*What the task requires:*
Extract only the first line of the listing and every line after it up to and including the one with "import seaborn as sns". Omit the pictures.
§
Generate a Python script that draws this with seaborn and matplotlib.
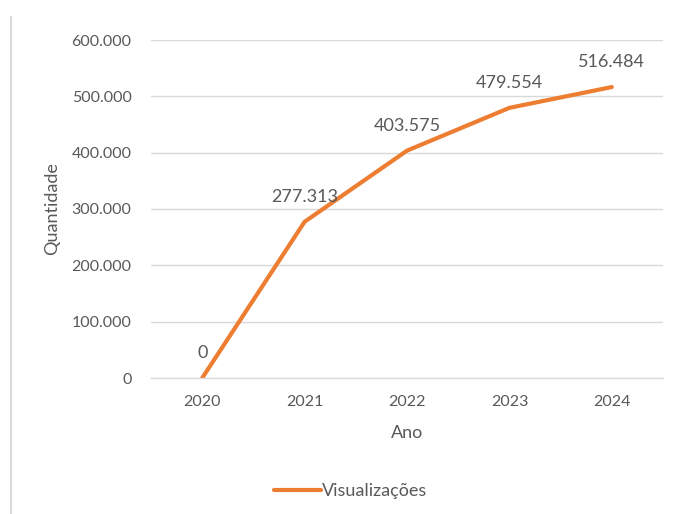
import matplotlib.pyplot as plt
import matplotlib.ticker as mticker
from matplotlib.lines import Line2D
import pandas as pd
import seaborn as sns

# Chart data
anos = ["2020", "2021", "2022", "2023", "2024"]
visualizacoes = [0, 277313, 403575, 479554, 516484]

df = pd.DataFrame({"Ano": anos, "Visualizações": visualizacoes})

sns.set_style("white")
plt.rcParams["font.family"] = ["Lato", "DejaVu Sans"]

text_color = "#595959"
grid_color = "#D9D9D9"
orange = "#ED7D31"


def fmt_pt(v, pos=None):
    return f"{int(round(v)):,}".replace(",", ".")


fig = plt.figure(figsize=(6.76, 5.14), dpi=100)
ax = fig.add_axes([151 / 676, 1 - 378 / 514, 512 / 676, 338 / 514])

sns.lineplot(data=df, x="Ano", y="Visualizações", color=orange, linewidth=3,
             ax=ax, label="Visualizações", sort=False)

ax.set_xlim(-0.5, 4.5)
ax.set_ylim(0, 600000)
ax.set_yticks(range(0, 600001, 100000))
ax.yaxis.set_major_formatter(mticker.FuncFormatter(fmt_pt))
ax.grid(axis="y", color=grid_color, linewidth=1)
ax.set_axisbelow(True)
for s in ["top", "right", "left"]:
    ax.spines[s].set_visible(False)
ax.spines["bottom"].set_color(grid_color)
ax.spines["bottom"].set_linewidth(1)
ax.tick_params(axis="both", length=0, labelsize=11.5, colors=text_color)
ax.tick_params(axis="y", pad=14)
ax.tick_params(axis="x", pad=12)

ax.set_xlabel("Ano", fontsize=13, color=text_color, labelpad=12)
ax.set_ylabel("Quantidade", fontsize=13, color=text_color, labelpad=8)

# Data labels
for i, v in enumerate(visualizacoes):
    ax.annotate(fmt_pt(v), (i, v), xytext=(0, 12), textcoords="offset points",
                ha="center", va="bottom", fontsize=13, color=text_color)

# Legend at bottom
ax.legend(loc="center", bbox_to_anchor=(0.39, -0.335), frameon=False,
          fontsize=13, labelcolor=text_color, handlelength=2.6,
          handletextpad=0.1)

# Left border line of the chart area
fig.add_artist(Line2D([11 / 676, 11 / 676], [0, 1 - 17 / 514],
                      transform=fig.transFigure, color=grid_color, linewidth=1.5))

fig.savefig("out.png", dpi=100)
§
*Written solution:*
Generate a Python script that draws this with seaborn and matplotlib.
import matplotlib.pyplot as plt
import matplotlib.ticker as mticker
from matplotlib.lines import Line2D
import pandas as pd
import seaborn as sns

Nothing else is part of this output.